> **Dataset content**:
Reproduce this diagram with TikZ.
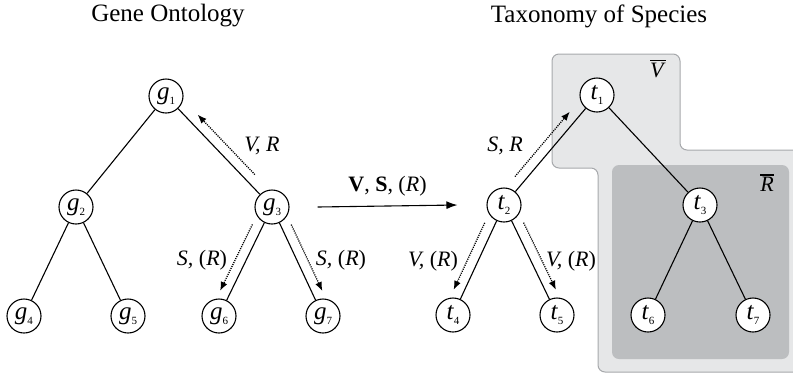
\documentclass[tikz,border=0pt]{standalone}
\usepackage{fontspec}
\setmainfont{Liberation Serif}
\usetikzlibrary{calc,arrows.meta}
\definecolor{lightsh}{HTML}{E6E7E8}
\definecolor{lightbd}{HTML}{A7A9AC}
\definecolor{darksh}{HTML}{BCBEC0}
\newcommand\nlab[2]{\textit{#1}\raisebox{-0.2em}{\fontsize{11}{11}\selectfont #2}}
\newcommand\obar[1]{\vbox{\hrule height 1.4pt\kern 2pt\hbox{\textit{#1}}}}
\tikzset{
  tnode/.style={circle,draw,line width=1.1pt,fill=white,minimum size=34pt,inner sep=0pt,font=\fontsize{25}{25}\selectfont},
  edge/.style={line width=1.1pt},
  hint/.style={line width=1.3pt,dash pattern=on 1.1pt off 1.1pt,-{Latex[length=9pt,width=7pt]}},
  lab/.style={font=\fontsize{22}{23}\selectfont,inner sep=0pt},
  ttl/.style={font=\fontsize{25}{26}\selectfont,inner sep=0pt}
}
\begin{document}
\begin{tikzpicture}[x=1pt,y=-1pt]
\useasboundingbox (0,0) rectangle (793,376);
\clip (0,0) rectangle (793,376);
% shaded regions
\path[fill=lightsh,draw=lightbd,line width=1pt,rounded corners=7pt]
  (552,54) -- (680,54) -- (680,150) -- (810,150) -- (810,372) -- (598,372) -- (598,168) -- (552,168) -- cycle;
\path[fill=darksh,rounded corners=7pt] (612,165) rectangle (789,359);
\node[lab] (vbar) at (658,69) {\obar{V}};
\node[lab] (rbar) at (767,183) {\obar{R}};
% titles
\node[ttl] (tg) at (168,16) {Gene Ontology};
\node[ttl] (tt) at (599,16) {Taxonomy of Species};
% gene tree
\node[tnode] (g1) at (166,96) {\nlab{g}{1}};
\node[tnode] (g2) at (76,207) {\nlab{g}{2}};
\node[tnode] (g3) at (272,207) {\nlab{g}{3}};
\node[tnode] (g4) at (24,316) {\nlab{g}{4}};
\node[tnode] (g5) at (128,316) {\nlab{g}{5}};
\node[tnode] (g6) at (219,316) {\nlab{g}{6}};
\node[tnode] (g7) at (323,316) {\nlab{g}{7}};
% taxonomy tree
\node[tnode] (t1) at (597,95) {\nlab{t}{1}};
\node[tnode] (t2) at (504,205) {\nlab{t}{2}};
\node[tnode] (t3) at (700,205) {\nlab{t}{3}};
\node[tnode] (t4) at (453,315) {\nlab{t}{4}};
\node[tnode] (t5) at (557,315) {\nlab{t}{5}};
\node[tnode] (t6) at (648,315) {\nlab{t}{6}};
\node[tnode] (t7) at (753,315) {\nlab{t}{7}};
% edges
\foreach \a/\b in {g1/g2,g1/g3,g2/g4,g2/g5,g3/g6,g3/g7,t1/t2,t1/t3,t2/t4,t2/t5,t3/t6,t3/t7}
  \draw[edge] (\a) -- (\b);
% dotted hint arrows
\draw[hint] ($(g3)!0.23!(g1)!10pt!-90:(g1)$) -- ($(g3)!0.77!(g1)!10pt!-90:(g1)$);
\draw[hint] ($(g3)!0.2!(g6)!10pt!-90:(g6)$) -- ($(g3)!0.81!(g6)!10pt!-90:(g6)$);
\draw[hint] ($(g3)!0.2!(g7)!10pt!90:(g7)$) -- ($(g3)!0.81!(g7)!10pt!90:(g7)$);
\draw[hint] ($(t2)!0.2!(t1)!10pt!90:(t1)$) -- ($(t2)!0.79!(t1)!10pt!90:(t1)$);
\draw[hint] ($(t2)!0.2!(t4)!10pt!-90:(t4)$) -- ($(t2)!0.81!(t4)!10pt!-90:(t4)$);
\draw[hint] ($(t2)!0.2!(t5)!10pt!90:(t5)$) -- ($(t2)!0.81!(t5)!10pt!90:(t5)$);
% hint labels
\node[lab] (l1) at (262,146) {\textit{V, R}};
\node[lab] (l2) at (202,260) {\textit{S,} (\textit{R})};
\node[lab] (l3) at (341,260) {\textit{S,} (\textit{R})};
\node[lab] (l4) at (505,146) {\textit{S, R}};
\node[lab] (l5) at (433,261) {\textit{V,} (\textit{R})};
\node[lab] (l6) at (571,261) {\textit{V,} (\textit{R})};
% main mapping arrow
\draw[edge,-{Latex[length=11pt,width=8pt]}] ($(g3.east)+(28,0)$) -- ($(t2.west)+(-29,0)$)
  node[midway,above=9pt,lab] (map) {\textbf{V}, \textbf{S}, (\textit{R})};
\end{tikzpicture}
\end{document}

> **Instructions to follow**:
The material above holds pictures; copy everything else in it exactly.

> **Answer below**:
Reproduce this diagram with TikZ.
\documentclass[tikz,border=0pt]{standalone}
\usepackage{fontspec}
\setmainfont{Liberation Serif}
\usetikzlibrary{calc,arrows.meta}
\definecolor{lightsh}{HTML}{E6E7E8}
\definecolor{lightbd}{HTML}{A7A9AC}
\definecolor{darksh}{HTML}{BCBEC0}
\newcommand\nlab[2]{\textit{#1}\raisebox{-0.2em}{\fontsize{11}{11}\selectfont #2}}
\newcommand\obar[1]{\vbox{\hrule height 1.4pt\kern 2pt\hbox{\textit{#1}}}}
\tikzset{
  tnode/.style={circle,draw,line width=1.1pt,fill=white,minimum size=34pt,inner sep=0pt,font=\fontsize{25}{25}\selectfont},
  edge/.style={line width=1.1pt},
  hint/.style={line width=1.3pt,dash pattern=on 1.1pt off 1.1pt,-{Latex[length=9pt,width=7pt]}},
  lab/.style={font=\fontsize{22}{23}\selectfont,inner sep=0pt},
  ttl/.style={font=\fontsize{25}{26}\selectfont,inner sep=0pt}
}
\begin{document}
\begin{tikzpicture}[x=1pt,y=-1pt]
\useasboundingbox (0,0) rectangle (793,376);
\clip (0,0) rectangle (793,376);
% shaded regions
\path[fill=lightsh,draw=lightbd,line width=1pt,rounded corners=7pt]
  (552,54) -- (680,54) -- (680,150) -- (810,150) -- (810,372) -- (598,372) -- (598,168) -- (552,168) -- cycle;
\path[fill=darksh,rounded corners=7pt] (612,165) rectangle (789,359);
\node[lab] (vbar) at (658,69) {\obar{V}};
\node[lab] (rbar) at (767,183) {\obar{R}};
% titles
\node[ttl] (tg) at (168,16) {Gene Ontology};
\node[ttl] (tt) at (599,16) {Taxonomy of Species};
% gene tree
\node[tnode] (g1) at (166,96) {\nlab{g}{1}};
\node[tnode] (g2) at (76,207) {\nlab{g}{2}};
\node[tnode] (g3) at (272,207) {\nlab{g}{3}};
\node[tnode] (g4) at (24,316) {\nlab{g}{4}};
\node[tnode] (g5) at (128,316) {\nlab{g}{5}};
\node[tnode] (g6) at (219,316) {\nlab{g}{6}};
\node[tnode] (g7) at (323,316) {\nlab{g}{7}};
% taxonomy tree
\node[tnode] (t1) at (597,95) {\nlab{t}{1}};
\node[tnode] (t2) at (504,205) {\nlab{t}{2}};
\node[tnode] (t3) at (700,205) {\nlab{t}{3}};
\node[tnode] (t4) at (453,315) {\nlab{t}{4}};
\node[tnode] (t5) at (557,315) {\nlab{t}{5}};
\node[tnode] (t6) at (648,315) {\nlab{t}{6}};
\node[tnode] (t7) at (753,315) {\nlab{t}{7}};
% edges
\foreach \a/\b in {g1/g2,g1/g3,g2/g4,g2/g5,g3/g6,g3/g7,t1/t2,t1/t3,t2/t4,t2/t5,t3/t6,t3/t7}
  \draw[edge] (\a) -- (\b);
% dotted hint arrows
\draw[hint] ($(g3)!0.23!(g1)!10pt!-90:(g1)$) -- ($(g3)!0.77!(g1)!10pt!-90:(g1)$);
\draw[hint] ($(g3)!0.2!(g6)!10pt!-90:(g6)$) -- ($(g3)!0.81!(g6)!10pt!-90:(g6)$);
\draw[hint] ($(g3)!0.2!(g7)!10pt!90:(g7)$) -- ($(g3)!0.81!(g7)!10pt!90:(g7)$);
\draw[hint] ($(t2)!0.2!(t1)!10pt!90:(t1)$) -- ($(t2)!0.79!(t1)!10pt!90:(t1)$);
\draw[hint] ($(t2)!0.2!(t4)!10pt!-90:(t4)$) -- ($(t2)!0.81!(t4)!10pt!-90:(t4)$);
\draw[hint] ($(t2)!0.2!(t5)!10pt!90:(t5)$) -- ($(t2)!0.81!(t5)!10pt!90:(t5)$);
% hint labels
\node[lab] (l1) at (262,146) {\textit{V, R}};
\node[lab] (l2) at (202,260) {\textit{S,} (\textit{R})};
\node[lab] (l3) at (341,260) {\textit{S,} (\textit{R})};
\node[lab] (l4) at (505,146) {\textit{S, R}};
\node[lab] (l5) at (433,261) {\textit{V,} (\textit{R})};
\node[lab] (l6) at (571,261) {\textit{V,} (\textit{R})};
% main mapping arrow
\draw[edge,-{Latex[length=11pt,width=8pt]}] ($(g3.east)+(28,0)$) -- ($(t2.west)+(-29,0)$)
  node[midway,above=9pt,lab] (map) {\textbf{V}, \textbf{S}, (\textit{R})};
\end{tikzpicture}
\end{document}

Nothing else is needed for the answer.